Authors are expected to conduct their research – from research proposal to publication – in accordance with the best practices and codes of conduct of relevant professional bodies and/or national and international regulatory bodies. Some ethical matters to consider when publishing are:
- Authorship of the submission needs to be limited to those who have made a significant and direct contribution to the submission under review in terms of conceptualisation, design, experimental implementation, and data analysis and interpretation.
- The authors need to ensure that they have written an entirely original piece of work and if the works of others have been used, they are appropriately cited.
- An author shouldn’t, in general, publish manuscripts which discuss essentially the same research in more than one journal. However, the following do not come within the ambit of prior publication – publication in the form of an abstract, publication as a thesis, and an electric preprint.

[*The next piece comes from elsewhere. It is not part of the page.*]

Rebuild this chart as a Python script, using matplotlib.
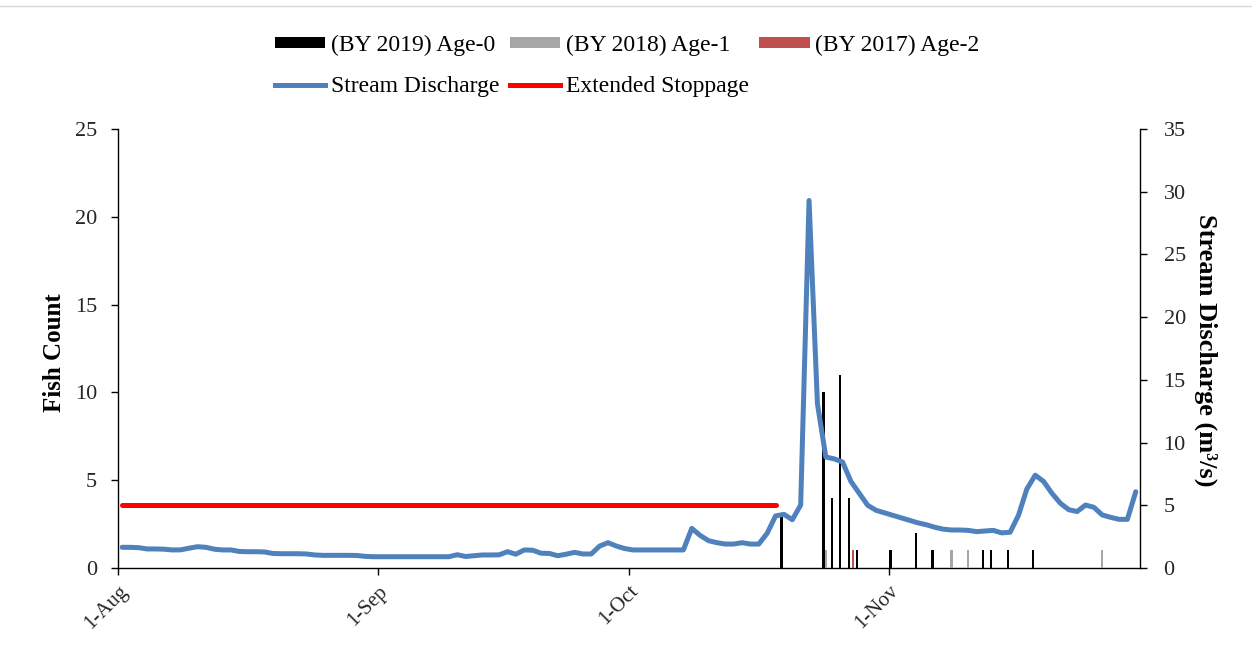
import matplotlib
matplotlib.use('Agg')
import matplotlib.pyplot as plt
import numpy as np
import pandas as pd
from matplotlib.patches import Patch
from matplotlib.lines import Line2D

plt.rcParams['font.family'] = ['Liberation Serif', 'DejaVu Serif']

# ---------------- data ----------------
start_date = '2019-08-01'
axis_end_date = '2019-12-01'

# daily stream discharge (m3/s), 1-Aug .. 30-Nov
discharge = [
    1.65, 1.65, 1.62, 1.52, 1.52, 1.50, 1.44, 1.45, 1.58, 1.70,
    1.65, 1.50, 1.44, 1.44, 1.32, 1.30, 1.30, 1.28, 1.16, 1.14,
    1.14, 1.14, 1.12, 1.04, 1.01, 1.01, 1.01, 1.01, 1.00, 0.93,
    0.90, 0.90, 0.90, 0.90, 0.90, 0.90, 0.90, 0.90, 0.90, 0.90,
    1.06, 0.92, 0.98, 1.04, 1.04, 1.05, 1.30, 1.10, 1.44, 1.42,
    1.18, 1.16, 0.98, 1.10, 1.25, 1.12, 1.12, 1.75, 2.02, 1.75,
    1.55, 1.44, 1.44, 1.44, 1.44, 1.44, 1.44, 1.44, 3.16, 2.60,
    2.18, 2.02, 1.91, 1.91, 2.02, 1.91, 1.91, 2.77, 4.15, 4.28,
    3.85, 5.02, 29.3, 13.1, 8.85, 8.70, 8.45, 6.90, 5.95, 5.00,
    4.60, 4.40, 4.20, 4.00, 3.80, 3.60, 3.45, 3.25, 3.10, 3.03,
    3.03, 3.00, 2.90, 2.95, 3.00, 2.80, 2.85, 4.20, 6.30, 7.40,
    6.90, 5.95, 5.16, 4.65, 4.50, 5.02, 4.84, 4.23, 4.04, 3.88,
    3.88, 6.08,
]

age0_dates = ['2019-10-19', '2019-10-24', '2019-10-25', '2019-10-26', '2019-10-27',
              '2019-10-28', '2019-11-01', '2019-11-04', '2019-11-06', '2019-11-12',
              '2019-11-13', '2019-11-15', '2019-11-18']
age0_counts = [3, 10, 4, 11, 4, 1, 1, 2, 1, 1, 1, 1, 1]

age1_dates = ['2019-10-24', '2019-11-08', '2019-11-10', '2019-11-26']
age1_counts = [1, 1, 1, 1]

age2_dates = ['2019-10-27']
age2_counts = [1]

stoppage_start = '2019-08-01'
stoppage_end = '2019-10-18'
stoppage_level = 5

tick_dates = ['2019-08-01', '2019-09-01', '2019-10-01', '2019-11-01']
tick_labels = ['1-Aug', '1-Sep', '1-Oct', '1-Nov']

series_labels = ['(BY 2019) Age-0', '(BY 2018) Age-1', '(BY 2017) Age-2']
series_colors = ['#000000', '#A6A6A6', '#C0504D']
line_labels = ['Stream Discharge', 'Extended Stoppage']
line_colors = ['#4F81BD', '#FF0000']

# ---------------- helpers ----------------
t0 = pd.Timestamp(start_date)


def day_index(dates):
    return np.array([(pd.Timestamp(d) - t0).days for d in dates], dtype=float)


x_end = day_index([axis_end_date])[0]

fig = plt.figure(figsize=(12.52, 6.55), dpi=100)
ax = fig.add_axes([0.0942, 0.1328, 0.8163, 0.6703])
ax2 = ax.twinx()

# faint chart-area border line at the very top
fig.add_artist(Line2D([0, 1], [1 - 6 / 655, 1 - 6 / 655], transform=fig.transFigure,
                      color='#D9D9D9', lw=1.0))

bar_w = 0.28
offsets = [-0.27, 0.0, 0.27]
for dates, counts, color, off in zip([age0_dates, age1_dates, age2_dates],
                                     [age0_counts, age1_counts, age2_counts],
                                     series_colors, offsets):
    ax.bar(day_index(dates) + 0.5 + off, counts, width=bar_w, color=color,
           edgecolor='none', zorder=3)

q_days = np.arange(len(discharge)) + 0.5
ax2.plot(q_days, discharge, color=line_colors[0], lw=3.6,
         solid_capstyle='round', solid_joinstyle='round', zorder=4)

s_days = day_index([stoppage_start, stoppage_end]) + 0.5
ax2.plot(s_days, [stoppage_level, stoppage_level], color=line_colors[1], lw=3.6,
         solid_capstyle='round', zorder=4)

ax.set_xlim(0, x_end)
ax.set_ylim(0, 25)
ax2.set_ylim(0, 35)
ax.set_yticks(np.arange(0, 26, 5))
ax2.set_yticks(np.arange(0, 36, 5))
ax.set_xticks(day_index(tick_dates))
ax.set_xticklabels(tick_labels, rotation=45, ha='right', rotation_mode='anchor')

tick_color = '#262626'
for a in (ax, ax2):
    a.spines['top'].set_visible(False)
    for s in a.spines.values():
        s.set_color('black')
        s.set_linewidth(1.0)
    a.tick_params(axis='both', direction='out', length=5, width=1.0, color='black',
                  labelsize=16, labelcolor=tick_color)
ax.tick_params(axis='y', pad=10)
ax2.tick_params(axis='y', pad=12)
ax.tick_params(axis='x', pad=5, labelsize=15)
ax.spines['right'].set_visible(False)
ax2.spines['left'].set_visible(False)
ax2.spines['bottom'].set_visible(False)

ax.set_ylabel('Fish Count', fontsize=18, fontweight='bold', va='center')
ax.yaxis.set_label_coords(-0.0616, 0.49)
ax2.set_ylabel('Stream Discharge (m³/s)', fontsize=19, fontweight='bold',
               rotation=270, va='center')
ax2.yaxis.set_label_coords(1.0646, 0.497)

handles = [
    Patch(facecolor=series_colors[0], edgecolor='none', label=series_labels[0]),
    Line2D([], [], color=line_colors[0], lw=3.6, label=line_labels[0]),
    Patch(facecolor=series_colors[1], edgecolor='none', label=series_labels[1]),
    Line2D([], [], color=line_colors[1], lw=3.6, label=line_labels[1]),
    Patch(facecolor=series_colors[2], edgecolor='none', label=series_labels[2]),
]
fig.legend(handles=handles, ncol=3, loc='upper center',
           bbox_to_anchor=(0.501, 0.972), frameon=False, fontsize=17,
           handlelength=2.12, handleheight=0.36, handletextpad=0.25,
           columnspacing=0.45, labelspacing=0.85, borderpad=0.2)

fig.savefig('out.png', dpi=100)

- Authors can be expected to provide public access to the raw data used or referred in their submission for editorial review.

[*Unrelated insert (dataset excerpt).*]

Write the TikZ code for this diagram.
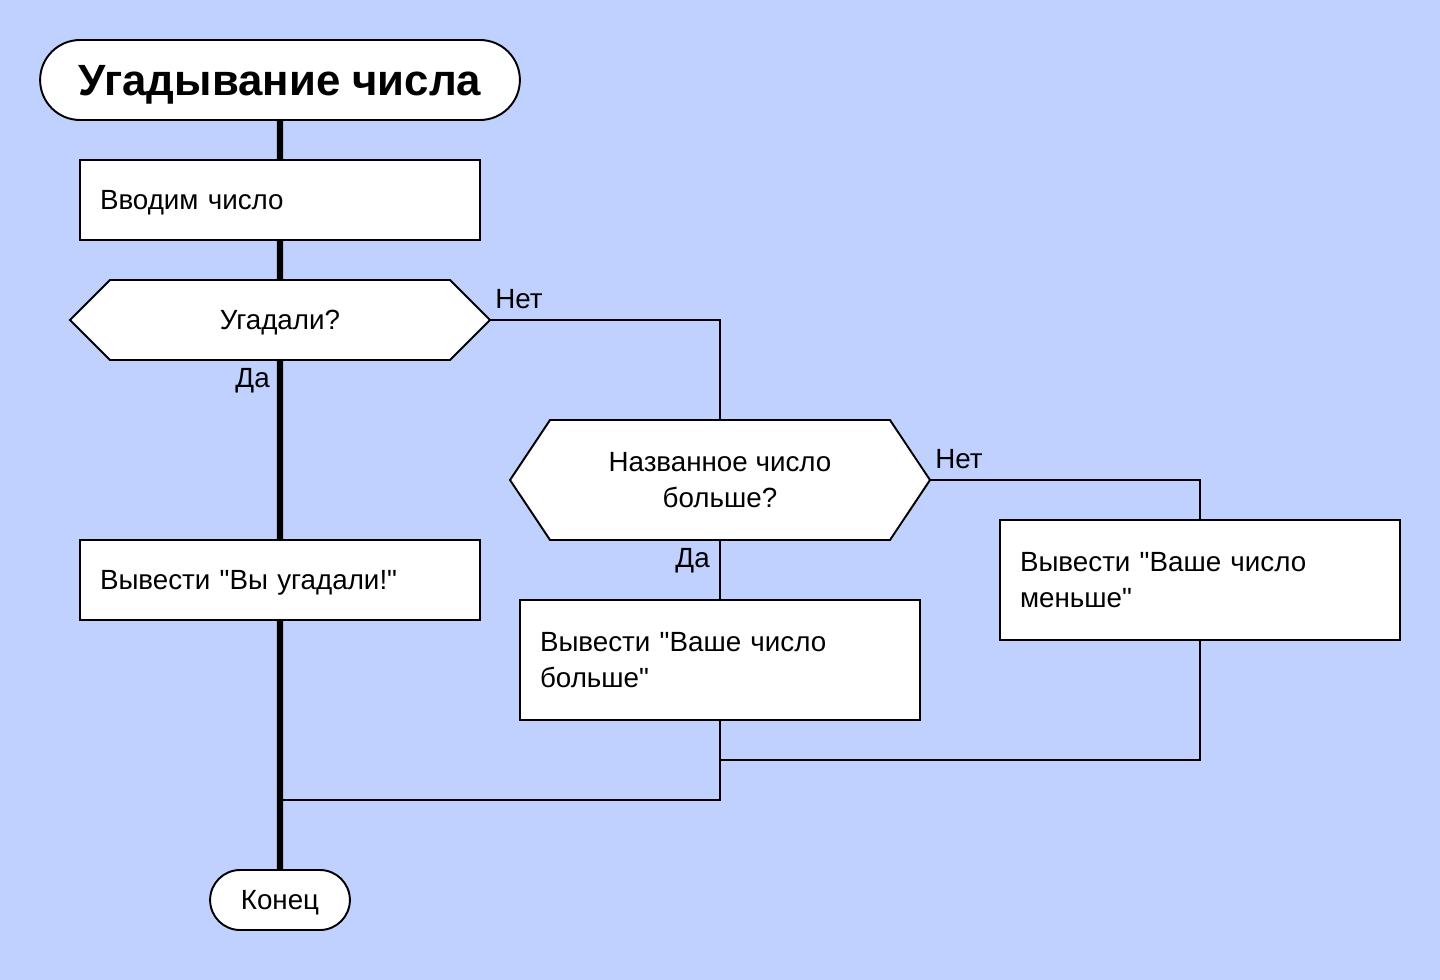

- Proper acknowledgement of sources used is a must.
- All submissions need to include a disclosure of all such relationships that could present a potential financial or other conflicts of interest.
- If an author discovers a significant error in the published work, the author is obligated to inform the journal editor in order to either correct or retract the submission.

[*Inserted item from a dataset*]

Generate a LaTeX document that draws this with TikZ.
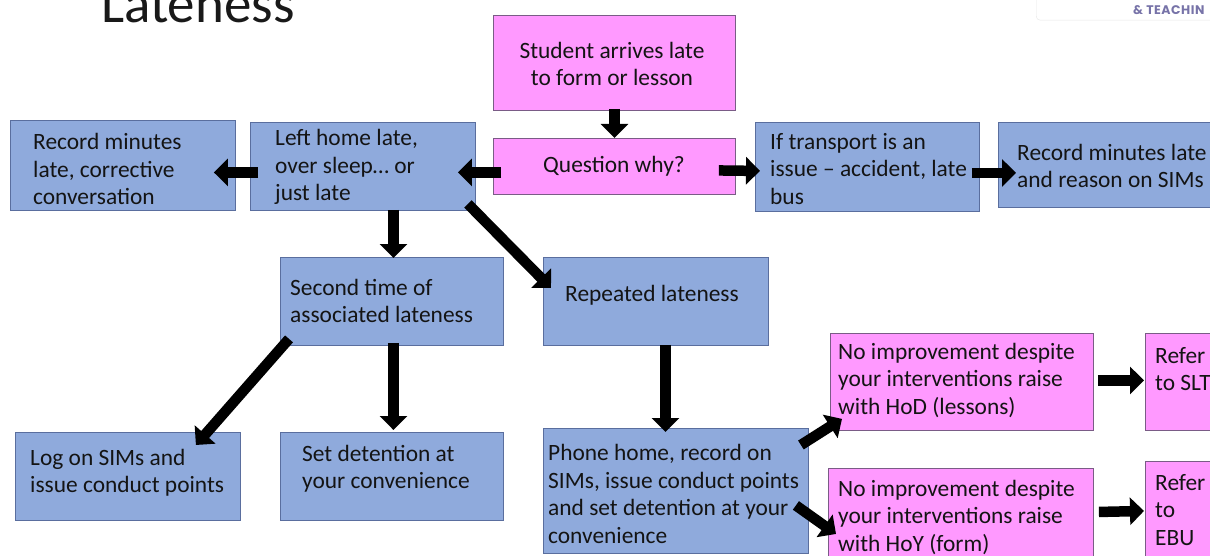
\documentclass[tikz,border=0pt]{standalone}
\usepackage{fontspec}
\setmainfont{Carlito}
\newfontfamily\logofont[LetterSpace=4]{Poppins}
\usetikzlibrary{arrows.meta,calc}
\definecolor{boxblue}{HTML}{8FAADC}
\definecolor{blueedge}{HTML}{5A6E9E}
\definecolor{boxpink}{HTML}{FF99FF}
\definecolor{pinkedge}{HTML}{7A5C86}
\definecolor{txtcol}{HTML}{141414}
\definecolor{logotxt}{HTML}{7773A8}
\begin{document}
\begin{tikzpicture}[x=1pt,y=-1pt,
  bbox/.style={draw=blueedge,fill=boxblue,line width=0.9pt,inner sep=0pt,anchor=north west},
  pbox/.style={draw=pinkedge,fill=boxpink,line width=0.9pt,inner sep=0pt,anchor=north west},
  txt/.style={text=txtcol,inner sep=0pt,align=left,anchor=west,font=\fontsize{23.4}{27.5}\selectfont},
  ctxt/.style={text=txtcol,inner sep=0pt,align=center,font=\fontsize{23.4}{27.5}\selectfont},
  arr/.style={line width=10.5pt,-{Triangle[width=27pt,length=14pt]},black}]
\useasboundingbox (0,0) rectangle (1210,556);
\clip (0,0) rectangle (1210,556);
% title and logo
\node[anchor=base west,inner sep=0pt,text=black!90,font=\fontsize{55}{60}\selectfont] (title) at (101,23) {Lateness};
\node[draw=black!10,rounded corners=4pt,minimum width=190pt,minimum height=32pt,anchor=north west,inner sep=0pt] (logo) at (1036,-12) {};
\node[anchor=base west,inner sep=0pt,text=logotxt,font=\logofont\bfseries\fontsize{12.5}{14}\selectfont] (logotext) at (1133,15) {\& TEACHIN};
% boxes
\node[pbox,minimum width=242pt,minimum height=95pt] (stu) at (493,15) {};
\node[pbox,minimum width=242pt,minimum height=56pt] (qw) at (493,138) {};
\node[bbox,minimum width=225pt,minimum height=88pt] (left) at (250,122) {};
\node[bbox,minimum width=225pt,minimum height=90pt] (rec) at (10,120) {};
\node[bbox,minimum width=224pt,minimum height=89pt] (trans) at (755,122) {};
\node[bbox,minimum width=240pt,minimum height=85pt] (sims) at (998,122) {};
\node[bbox,minimum width=223pt,minimum height=88pt] (second) at (280,257) {};
\node[bbox,minimum width=225pt,minimum height=88pt] (rep) at (543,257) {};
\node[bbox,minimum width=225pt,minimum height=88pt] (log) at (15,432) {};
\node[bbox,minimum width=223pt,minimum height=88pt] (det) at (280,432) {};
\node[bbox,minimum width=265pt,minimum height=125pt] (phone) at (543,428) {};
\node[pbox,minimum width=263pt,minimum height=97pt] (hod) at (830,333) {};
\node[pbox,minimum width=265pt,minimum height=95pt] (hoy) at (828,468) {};
\node[pbox,minimum width=80pt,minimum height=97pt] (slt) at (1145,333) {};
\node[pbox,minimum width=80pt,minimum height=100pt] (ebu) at (1145,461) {};
% texts
\node[ctxt] (tstu) at (612,64) {Student arrives late\\to form or lesson};
\node[ctxt] (tqw) at (614,166) {Question why?};
\node[txt] (tleft) at (275,167) {Left home late,\\over sleep\ldots\ or\\just late};
\node[txt] (trec) at (33,169) {Record minutes\\late, corrective\\conversation};
\node[txt] (ttrans) at (770,169) {If transport is an\\issue -- accident, late\\bus};
\node[txt] (tsims) at (1017,166) {Record minutes late\\and reason on SIMs};
\node[txt] (tsecond) at (290,301) {Second time of\\associated lateness};
\node[txt] (trep) at (565,295) {Repeated lateness};
\node[txt] (tlog) at (30,473) {Log on SIMs and\\issue conduct points};
\node[txt] (tdet) at (302,469) {Set detention at\\your convenience};
\node[txt] (tphone) at (548,494) {Phone home, record on\\SIMs, issue conduct points\\and set detention at your\\convenience};
\node[txt] (thod) at (838,380) {No improvement despite\\your interventions raise\\with HoD (lessons)};
\node[txt] (thoy) at (838,517) {No improvement despite\\your interventions raise\\with HoY (form)};
\node[txt] (tslt) at (1155,369) {Refer\\to SLT};
\node[txt] (tebu) at (1155,510) {Refer\\to\\EBU};
% arrows
\draw[arr] ($(stu.south)+(0,-2)$) -- (qw.north);
\draw[arr] ($(qw.west)+(8,6)$) -- ($(left.east)+(-18,6)$);
\draw[arr] ($(left.west)+(8,6)$) -- ($(rec.east)+(-22,7)$);
\draw[arr] ($(qw.east)+(-17,4)$) -- ($(trans.west)+(5,4)$);
\draw[arr] ($(trans.east)+(-8,6)$) -- ($(sims.west)+(18,8)$);
\draw[arr] ($(left.south)+(30.5,-1)$) -- ($(second.north)+(1.5,1)$);
\draw[arr] ($(left.south east)+(-8,-7)$) -- ($(rep.north west)+(8,31)$);
\draw[arr] ($(second.south west)+(9,-7)$) -- ($(log.north east)+(-45,13)$);
\draw[arr] ($(second.south)+(1.5,-3)$) -- ($(det.north)+(1.5,-2)$);
\draw[arr] ($(rep.south)+(9.5,-1)$) -- ($(phone.north)+(-10.5,4)$);
\draw[arr] ($(phone.north east)+(-8,17)$) -- ($(hod.south west)+(12,-12)$);
\draw[arr] ($(phone.east)+(-13,14.5)$) -- ($(hoy.west)+(8,18)$);
\draw[arr] ($(hod.east)+(4,-1.5)$) -- ($(slt.west)+(-1,-1.5)$);
\draw[arr] ($(hoy.east)+(5,-4)$) -- ($(ebu.west)+(-1,-0.5)$);
\end{tikzpicture}
\end{document}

- For the editors, it’s imperative that they evaluate the suitability and validity of the submissions for the journal, including quality of the work; whether it meets the aims and scope of the journal; and the originality of the work. Editors also need to ensure the prompt handling of the whole review process.
- Reviewers should point out the relevant publications not cited in the submission and point out similarities with previously published works. They also shouldn’t review submissions which present any kind of conflicts of interest. Submissions received for review should be treated as confidential documents and not shown or discussed with others without authorization from the editors. Authors should expect to receive reviewer reports in a prompt manner. Reviewer misconduct (breach of confidentiality, delay of peer review, plagiarism, or conflicts of interest) will not be tolerated.
Authors must identify and declare any personal circumstances or interest that could be viewed as inappropriately influencing the interpretation of reported research results. Therefore, a ‘Declaration of Interest’ should be submitted by each author in this regard. If there is no conflict of interest, please state “The authors declare that there is no conflict of interest.”